Given information:
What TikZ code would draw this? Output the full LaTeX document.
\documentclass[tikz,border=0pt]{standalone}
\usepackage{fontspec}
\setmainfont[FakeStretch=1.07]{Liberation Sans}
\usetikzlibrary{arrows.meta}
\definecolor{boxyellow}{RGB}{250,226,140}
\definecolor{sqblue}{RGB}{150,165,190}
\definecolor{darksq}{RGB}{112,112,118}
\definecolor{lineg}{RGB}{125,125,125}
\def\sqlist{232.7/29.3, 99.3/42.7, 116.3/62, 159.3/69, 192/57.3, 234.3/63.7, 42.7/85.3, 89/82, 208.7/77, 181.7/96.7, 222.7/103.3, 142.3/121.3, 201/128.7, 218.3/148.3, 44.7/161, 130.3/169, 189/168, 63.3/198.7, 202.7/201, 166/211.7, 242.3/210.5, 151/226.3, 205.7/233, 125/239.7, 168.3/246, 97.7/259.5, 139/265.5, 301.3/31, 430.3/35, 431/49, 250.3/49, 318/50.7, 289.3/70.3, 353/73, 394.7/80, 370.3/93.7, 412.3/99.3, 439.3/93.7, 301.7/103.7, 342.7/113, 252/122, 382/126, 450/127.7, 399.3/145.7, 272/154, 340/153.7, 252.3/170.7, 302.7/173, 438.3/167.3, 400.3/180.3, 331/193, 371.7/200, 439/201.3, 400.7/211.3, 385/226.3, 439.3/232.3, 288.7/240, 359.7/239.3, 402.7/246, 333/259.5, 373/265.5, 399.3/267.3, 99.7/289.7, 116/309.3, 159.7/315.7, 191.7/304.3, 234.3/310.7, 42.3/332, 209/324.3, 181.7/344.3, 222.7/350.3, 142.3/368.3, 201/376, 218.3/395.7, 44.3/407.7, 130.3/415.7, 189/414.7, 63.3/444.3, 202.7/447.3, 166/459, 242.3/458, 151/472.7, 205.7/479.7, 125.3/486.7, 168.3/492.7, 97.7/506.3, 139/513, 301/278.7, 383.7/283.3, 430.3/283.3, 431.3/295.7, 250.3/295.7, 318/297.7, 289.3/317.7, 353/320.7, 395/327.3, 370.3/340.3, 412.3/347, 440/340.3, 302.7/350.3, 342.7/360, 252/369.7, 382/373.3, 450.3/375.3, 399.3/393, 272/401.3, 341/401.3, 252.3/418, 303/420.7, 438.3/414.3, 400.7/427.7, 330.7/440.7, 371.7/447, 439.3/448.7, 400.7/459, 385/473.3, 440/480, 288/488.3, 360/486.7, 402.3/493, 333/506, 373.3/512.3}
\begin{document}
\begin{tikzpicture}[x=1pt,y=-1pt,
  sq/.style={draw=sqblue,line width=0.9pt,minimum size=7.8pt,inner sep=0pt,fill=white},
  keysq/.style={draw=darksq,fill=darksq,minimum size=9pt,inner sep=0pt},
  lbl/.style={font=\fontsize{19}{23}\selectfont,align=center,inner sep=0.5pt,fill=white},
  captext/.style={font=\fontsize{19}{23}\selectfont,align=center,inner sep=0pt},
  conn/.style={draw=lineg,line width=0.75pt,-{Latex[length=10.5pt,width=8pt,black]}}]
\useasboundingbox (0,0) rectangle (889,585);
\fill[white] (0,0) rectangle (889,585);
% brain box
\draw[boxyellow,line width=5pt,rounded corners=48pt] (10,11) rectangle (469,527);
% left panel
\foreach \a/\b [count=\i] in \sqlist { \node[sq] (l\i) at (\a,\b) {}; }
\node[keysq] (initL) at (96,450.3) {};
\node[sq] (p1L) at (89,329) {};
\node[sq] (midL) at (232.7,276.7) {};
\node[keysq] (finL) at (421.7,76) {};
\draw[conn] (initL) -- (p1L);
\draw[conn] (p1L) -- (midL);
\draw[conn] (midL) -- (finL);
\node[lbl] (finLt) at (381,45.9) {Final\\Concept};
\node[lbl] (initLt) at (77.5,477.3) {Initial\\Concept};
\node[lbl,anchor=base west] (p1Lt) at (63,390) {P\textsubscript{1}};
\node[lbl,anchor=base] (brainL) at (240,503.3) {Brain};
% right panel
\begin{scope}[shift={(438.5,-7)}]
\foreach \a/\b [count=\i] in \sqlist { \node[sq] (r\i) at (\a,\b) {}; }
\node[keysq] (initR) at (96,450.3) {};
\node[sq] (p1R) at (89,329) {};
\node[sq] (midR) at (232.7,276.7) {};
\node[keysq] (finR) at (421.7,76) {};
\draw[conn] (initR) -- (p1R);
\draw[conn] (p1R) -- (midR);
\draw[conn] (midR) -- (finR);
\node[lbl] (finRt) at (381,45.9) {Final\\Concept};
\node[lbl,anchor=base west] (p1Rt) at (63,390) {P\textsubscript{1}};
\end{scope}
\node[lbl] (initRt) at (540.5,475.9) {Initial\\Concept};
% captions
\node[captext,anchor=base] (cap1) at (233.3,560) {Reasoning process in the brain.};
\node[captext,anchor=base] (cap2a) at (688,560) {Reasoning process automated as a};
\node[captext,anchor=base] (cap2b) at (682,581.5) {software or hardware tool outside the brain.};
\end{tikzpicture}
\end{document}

What to produce: Write out the data again, exactly and in full.

Result of this exercise:
What TikZ code would draw this? Output the full LaTeX document.
\documentclass[tikz,border=0pt]{standalone}
\usepackage{fontspec}
\setmainfont[FakeStretch=1.07]{Liberation Sans}
\usetikzlibrary{arrows.meta}
\definecolor{boxyellow}{RGB}{250,226,140}
\definecolor{sqblue}{RGB}{150,165,190}
\definecolor{darksq}{RGB}{112,112,118}
\definecolor{lineg}{RGB}{125,125,125}
\def\sqlist{232.7/29.3, 99.3/42.7, 116.3/62, 159.3/69, 192/57.3, 234.3/63.7, 42.7/85.3, 89/82, 208.7/77, 181.7/96.7, 222.7/103.3, 142.3/121.3, 201/128.7, 218.3/148.3, 44.7/161, 130.3/169, 189/168, 63.3/198.7, 202.7/201, 166/211.7, 242.3/210.5, 151/226.3, 205.7/233, 125/239.7, 168.3/246, 97.7/259.5, 139/265.5, 301.3/31, 430.3/35, 431/49, 250.3/49, 318/50.7, 289.3/70.3, 353/73, 394.7/80, 370.3/93.7, 412.3/99.3, 439.3/93.7, 301.7/103.7, 342.7/113, 252/122, 382/126, 450/127.7, 399.3/145.7, 272/154, 340/153.7, 252.3/170.7, 302.7/173, 438.3/167.3, 400.3/180.3, 331/193, 371.7/200, 439/201.3, 400.7/211.3, 385/226.3, 439.3/232.3, 288.7/240, 359.7/239.3, 402.7/246, 333/259.5, 373/265.5, 399.3/267.3, 99.7/289.7, 116/309.3, 159.7/315.7, 191.7/304.3, 234.3/310.7, 42.3/332, 209/324.3, 181.7/344.3, 222.7/350.3, 142.3/368.3, 201/376, 218.3/395.7, 44.3/407.7, 130.3/415.7, 189/414.7, 63.3/444.3, 202.7/447.3, 166/459, 242.3/458, 151/472.7, 205.7/479.7, 125.3/486.7, 168.3/492.7, 97.7/506.3, 139/513, 301/278.7, 383.7/283.3, 430.3/283.3, 431.3/295.7, 250.3/295.7, 318/297.7, 289.3/317.7, 353/320.7, 395/327.3, 370.3/340.3, 412.3/347, 440/340.3, 302.7/350.3, 342.7/360, 252/369.7, 382/373.3, 450.3/375.3, 399.3/393, 272/401.3, 341/401.3, 252.3/418, 303/420.7, 438.3/414.3, 400.7/427.7, 330.7/440.7, 371.7/447, 439.3/448.7, 400.7/459, 385/473.3, 440/480, 288/488.3, 360/486.7, 402.3/493, 333/506, 373.3/512.3}
\begin{document}
\begin{tikzpicture}[x=1pt,y=-1pt,
  sq/.style={draw=sqblue,line width=0.9pt,minimum size=7.8pt,inner sep=0pt,fill=white},
  keysq/.style={draw=darksq,fill=darksq,minimum size=9pt,inner sep=0pt},
  lbl/.style={font=\fontsize{19}{23}\selectfont,align=center,inner sep=0.5pt,fill=white},
  captext/.style={font=\fontsize{19}{23}\selectfont,align=center,inner sep=0pt},
  conn/.style={draw=lineg,line width=0.75pt,-{Latex[length=10.5pt,width=8pt,black]}}]
\useasboundingbox (0,0) rectangle (889,585);
\fill[white] (0,0) rectangle (889,585);
% brain box
\draw[boxyellow,line width=5pt,rounded corners=48pt] (10,11) rectangle (469,527);
% left panel
\foreach \a/\b [count=\i] in \sqlist { \node[sq] (l\i) at (\a,\b) {}; }
\node[keysq] (initL) at (96,450.3) {};
\node[sq] (p1L) at (89,329) {};
\node[sq] (midL) at (232.7,276.7) {};
\node[keysq] (finL) at (421.7,76) {};
\draw[conn] (initL) -- (p1L);
\draw[conn] (p1L) -- (midL);
\draw[conn] (midL) -- (finL);
\node[lbl] (finLt) at (381,45.9) {Final\\Concept};
\node[lbl] (initLt) at (77.5,477.3) {Initial\\Concept};
\node[lbl,anchor=base west] (p1Lt) at (63,390) {P\textsubscript{1}};
\node[lbl,anchor=base] (brainL) at (240,503.3) {Brain};
% right panel
\begin{scope}[shift={(438.5,-7)}]
\foreach \a/\b [count=\i] in \sqlist { \node[sq] (r\i) at (\a,\b) {}; }
\node[keysq] (initR) at (96,450.3) {};
\node[sq] (p1R) at (89,329) {};
\node[sq] (midR) at (232.7,276.7) {};
\node[keysq] (finR) at (421.7,76) {};
\draw[conn] (initR) -- (p1R);
\draw[conn] (p1R) -- (midR);
\draw[conn] (midR) -- (finR);
\node[lbl] (finRt) at (381,45.9) {Final\\Concept};
\node[lbl,anchor=base west] (p1Rt) at (63,390) {P\textsubscript{1}};
\end{scope}
\node[lbl] (initRt) at (540.5,475.9) {Initial\\Concept};
% captions
\node[captext,anchor=base] (cap1) at (233.3,560) {Reasoning process in the brain.};
\node[captext,anchor=base] (cap2a) at (688,560) {Reasoning process automated as a};
\node[captext,anchor=base] (cap2b) at (682,581.5) {software or hardware tool outside the brain.};
\end{tikzpicture}
\end{document}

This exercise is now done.